Кребс: Последнее время мы совместно с отделом по борьбе с наркотиками кое-что предприняли. И пару раз я наткнулся на твоего сына. Правда, против него никогда не было улик. Мы проверили — он не наркоман и не имеет с ними ничего общего. Я скорее боюсь другого. Манфред слишком часто появляется в заведениях, где встречаются гомосексуалисты. Само по себе это еще ничего не значит и, разумеется, ненаказуемо. Я сам весьма сдержанно отношусь к этим людям. Ведь они же отличаются от нас только специфическим понятием любви. Только я подумал, что как отцу тебе бы нужно знать…
Циммерман (после долгой паузы.): Мог бы ты мне составить список приятелей Манфреда, самых близких? И поскорее!
* * *Редактор Вернер сообщил о своем шеф-редакторе Петере Вардайнере:
— Это весьма самоуверенный, но одновременно весьма способный и проницательный журналист. К нам он относился всегда сердечно и держал себя как с равными. Когда он в хорошем настроении начинал подшучивать над слабостями и чудачествами людей, с ним было весело и забавно.
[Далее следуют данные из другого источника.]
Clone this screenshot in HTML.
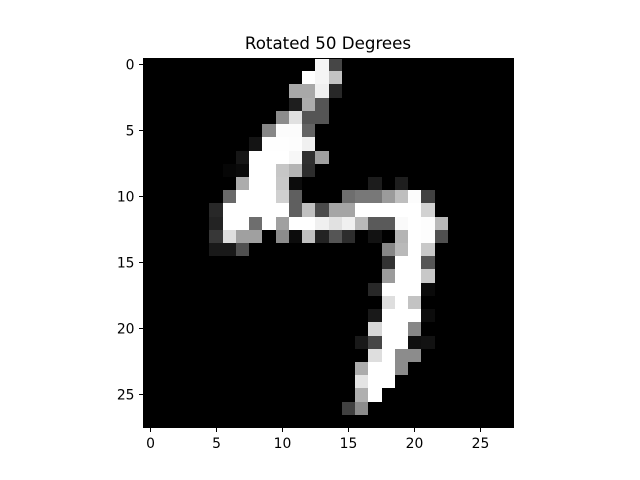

Для него не было ничего святого: он подшучивал и над невысказанными признаниями в любви, и над проблемами известных органов тела, издевался над тем, как быстро у нас забывают людские трагедии, и над болезненной дой денег, овладевающей многими, иронизировал над лживостью так называемых священных принципов жизни общества и брал на мушку типов, погрязших в коррупции ради денег и положения. У Вардайнера всегда было сердце бойца. И было ясно, что общество, с которым он вечно борется, однажды разберется с ним. Когда-то он должен был пасть. Но мы-то думали — как герой. А оказалось — как затравленный зверь.
* * *Тот же редактор Вернер рассказал о Бургхаузене, совладельце и издателе «Мюнхенских вечерних вестей»:
— Бургхаузен напоминает сельского аристократа своими старомодными, но привлекательными светскими манерами. Но это была только иллюзия. На самом деле он был холоден и расчетлив, а если речь шла о деньгах и положении в обществе — беспощаден.
Если он считал, что кто-то в фирме работает не с полной отдачей, тут же выбрасывал человека на улицу. На его совести есть даже попытка самоубийства нашего бывшего сотрудника.
Еще со времен войны у него весьма прочные связи с Федеральным ведомством по охране конституции, с американским ЦРУ и с некоторыми людьми из французских ультраправых офицерских организаций. Один из них, некий мсье Лапин, регулярно наведывается к Бургхаузену. И выполняет для него всю грязную работу.
* * *— Господи, что с тобой? — взволнованно воскликнула Сабина, разглядев в прихожей мать. — Что случилось?
— Небольшая авария, — успокоил ее доктор Вильд. — Пару дней, и твоя мамочка будет как новенькая!
Сабина, полная нежного детского сочувствия, провела мать в квартиру, сверкавшую чистотой и порядком. Потом обернулась к Кребсу, который вошел следом.
— А почему здесь вы?
— Чтобы проводить твою маму, — вежливо ответил комиссар. — И чтобы познакомиться с тобой.
— Вы у нас останетесь? — спросила Сабина.